Essential Questions: How can language and rhetoric be used as tools to promote social change? What are the rights and responsibilities of citizens of a free society? What are the responsibilities of government? Is an individual ever morally justified in breaking a law?
Texts: Autobiography of Benjamin Franklin, Henry Speech in to the Virginia Convention, Paine American Crisis, Declaration of Independence, “Mary Chestnut’s War”
Supplemental Materials: Martin Luther King, Jr., Jim Crowe Laws, The Great Debaters, Adam’s “Letter from the New White House”
UNIT THREE: Romanticism
Big Idea: Romanticism is a search for Truth, requiring a trust in nature and one’s instincts, to harness the power of the moment
Essential Questions: What is the difference between being romantic and Romanticism? What are the main features of Romanticism?
Texts: Poe “The Raven” “Annabelle Lee”, Hawthorne Young Goodman Brown, Minister’s Black Veil, “The Raven,” Melville Moby Dick, Longfellow “The Tide Rises, The Tide Falls,” Dickinson Poem selection
Supplemental Materials: Irving, James Fennimore Cooper, Dillard “Living Like Weasels”
UNIT FOUR: Transcendentalism
Big Ideas: Transcendentalism celebrates an essential human connection to the natural world rather than a utilitarian or conquering one; the pursuit of Truth leads people down a variety of paths.
Essential Questions: What defines Transcendentalism? How does Transcendentalism relate to Romanticism? How did this small movement so impact our modern society?
Texts: Emerson Nature and Self-Reliance, Thoreau Walden, Civil Disobedience, Whitman Song of Myself
Supplemental Materials: “Water on Tap,” environmental data, Krakauer Into the Wild, “Death of an Innocent”
UNIT FIVE: Realism / Naturalism
Big Idea: The Civil War and Westward expansion lead to the development of more realistic storytelling and writing styles.
Essential Questions: What defines Realism? What defines Naturalism? How does Realism/Naturalism relate to Romanticism and Transcendentalism? How do the events of society impact writers? Who gets a voice in American society?
Texts: Twain Huck Finn, “Celebrated…,” London “To Build a Fire,” Chopin “Story of an Hour,” Robinson “Luke Havergal”
Supplemental Materials: Douglass “What to the Slave is the Fourth of July?” Chief Joseph “I Will Fight No More Forever,” Harte “Outcasts of Poker Flat”
UNIT SIX: Modern Era / Rise of the novel
Big Idea: Modern literature is, to a large degree, driven by the uncertainties and stresses of world conflict.

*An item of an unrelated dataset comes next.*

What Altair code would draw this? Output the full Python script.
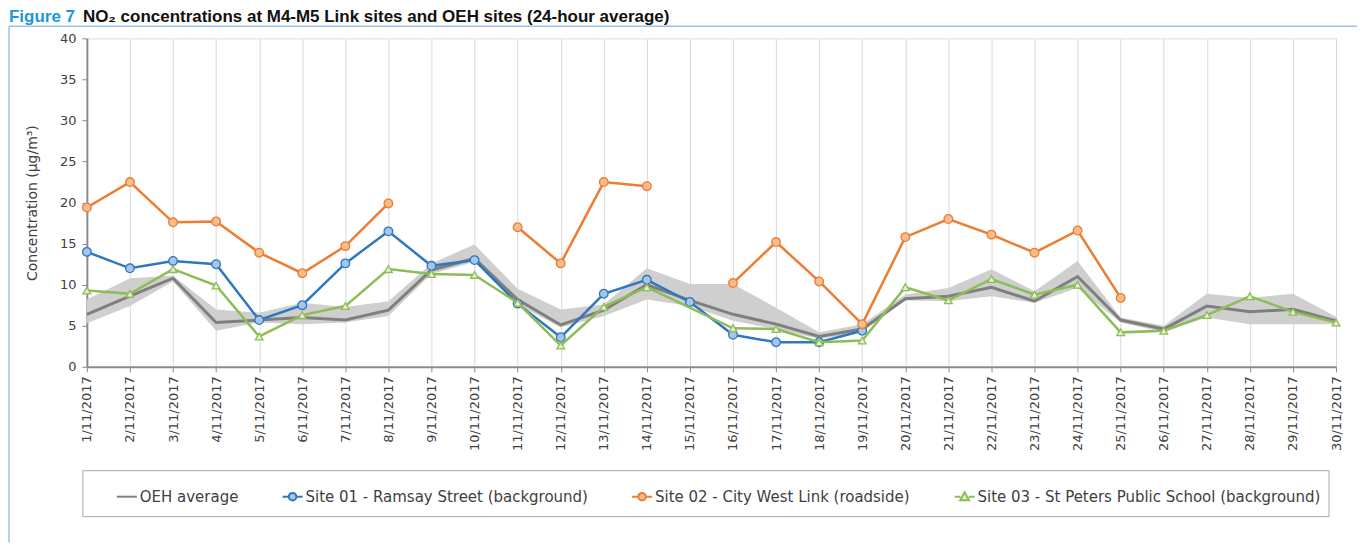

Essential Questions: How does modern literature compare to earlier periods? How does social disillusionment impact authors and the writing they produce?
Texts: Fitzgerald Great Gatsby, Auden “The Unknown Citizen,” Cummings “old age sticks” “anyone lived in a pretty how town,” Frost Poems, Harlem Renaissance authors (Hughes, McKay, Cullen)
Supplemental Materials: Eliot “Prufrock,” Faulkner “A Rose for Emily,” Thurber “The Night the Ghost Got In,” Feiffer “Trapped in a Comic Book,” Plath poems,
**A selection of contemporary authors and works (Alvarez, Momaday, Anaya, Tan, etc) will be read as homework and discussed in class throughout the year.
**Independent reading and book reports are a large component of our class.
The AHS grading policy is:
90-100% = A
80-89% = B
70-79% = C
60-69% = D
0-59% = F
I greatly look forward to a productive, fun, and fulfilling year with your child. I am available for lunch and after school tutoring nearly every day I am here to help your child and am committed to the growth of each individual.